Restriction on movement order.
101.— (1) Where a person aged 18 years or more is convicted of an offence specified in Schedule 3 and the court which convicts him or her of the offence considers that it is appropriate to impose a sentence of imprisonment for a term of 3 months or more on the person in respect of the offence, it may, as an alternative to such a sentence, make an order under this section (“a restriction on movement order”) in respect of the person.
(2) A restriction on movement order may restrict the offender’s movements to such extent as the court thinks fit and, without prejudice to the generality of the foregoing, may include provision—
(a) requiring the offender to be in such place or places as may be specified for such period or periods in each day or week as may be specified, or
(b) requiring the offender not to be in such place or places, or such class or classes of place or places, at such time or during such periods, as may be specified,
or both, but the court may not, under paragraph (a) , require the offender to be in any place or places for a period or periods of more than 12 hours in any one day.
(3) A restriction on movement order may be made for any period of not more than 6 months and, during that period, the offender shall keep the peace and be of good behaviour.
(4) A restriction on movement order may specify such conditions as the court considers necessary for the purposes of ensuring that while the order is in force the offender will keep the peace and be of good behaviour and will not commit any further offences.
(5) A restriction on movement order shall specify the restrictions that are to apply to the offender’s movements and, in particular, it shall specify—
(a) the period during which it is in force,
(b) the period or periods in each day or week during which the offender shall be in any specified place or places,
(c) the time at which, or the periods during which, the offender shall not be in any specified place or places or any class or classes of place or places.

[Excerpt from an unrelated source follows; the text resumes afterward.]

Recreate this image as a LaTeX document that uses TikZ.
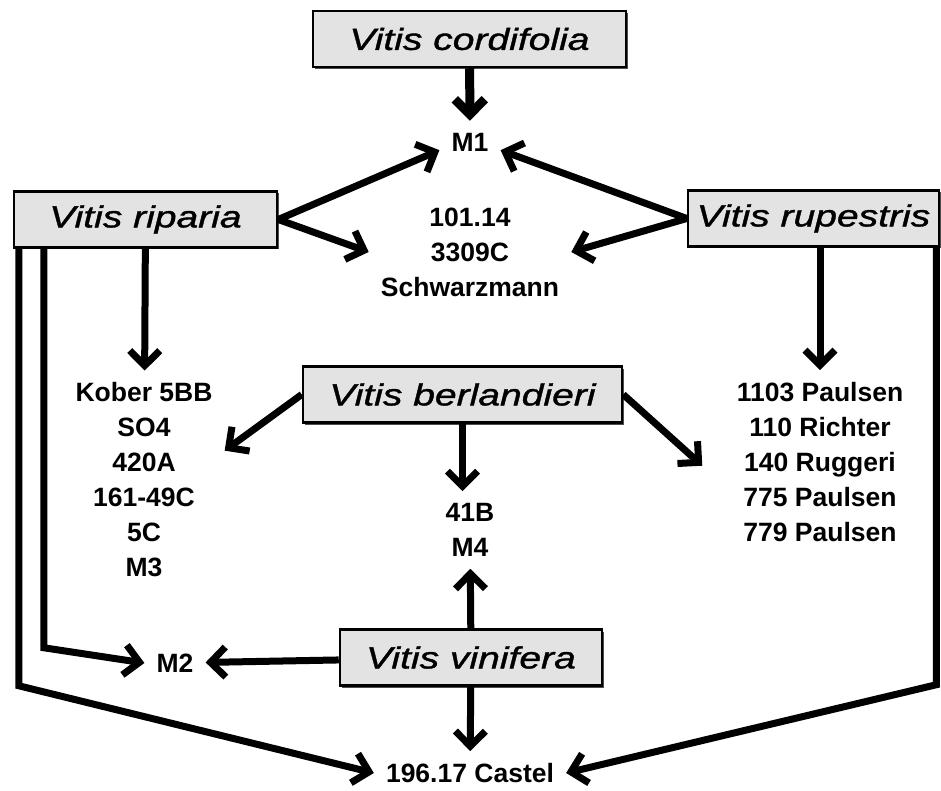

(6) In determining for the purposes of subsection (2) (a) the period or periods during which the offender shall be in a specified place or places, the court shall have regard to the nature and circumstances of the offence of which the offender has been found guilty and any educational course, training, employment or other activity in which the offender is participating, and it shall ensure, as far as practicable, that that period or those periods do not conflict with the practice by the offender of his or her religion.
(7) In determining for the purpose of subsection (2) (b) the place or places, or class or classes of place or places, the time or the periods to be specified in a restriction on movement order, the court shall have regard to the nature and circumstances of the offence of which the offender has been found guilty, the time that the offender committed the offence, the place where the offence was committed and the likelihood of the offender committing another offence in the same or similar place or places or class or classes of place or places.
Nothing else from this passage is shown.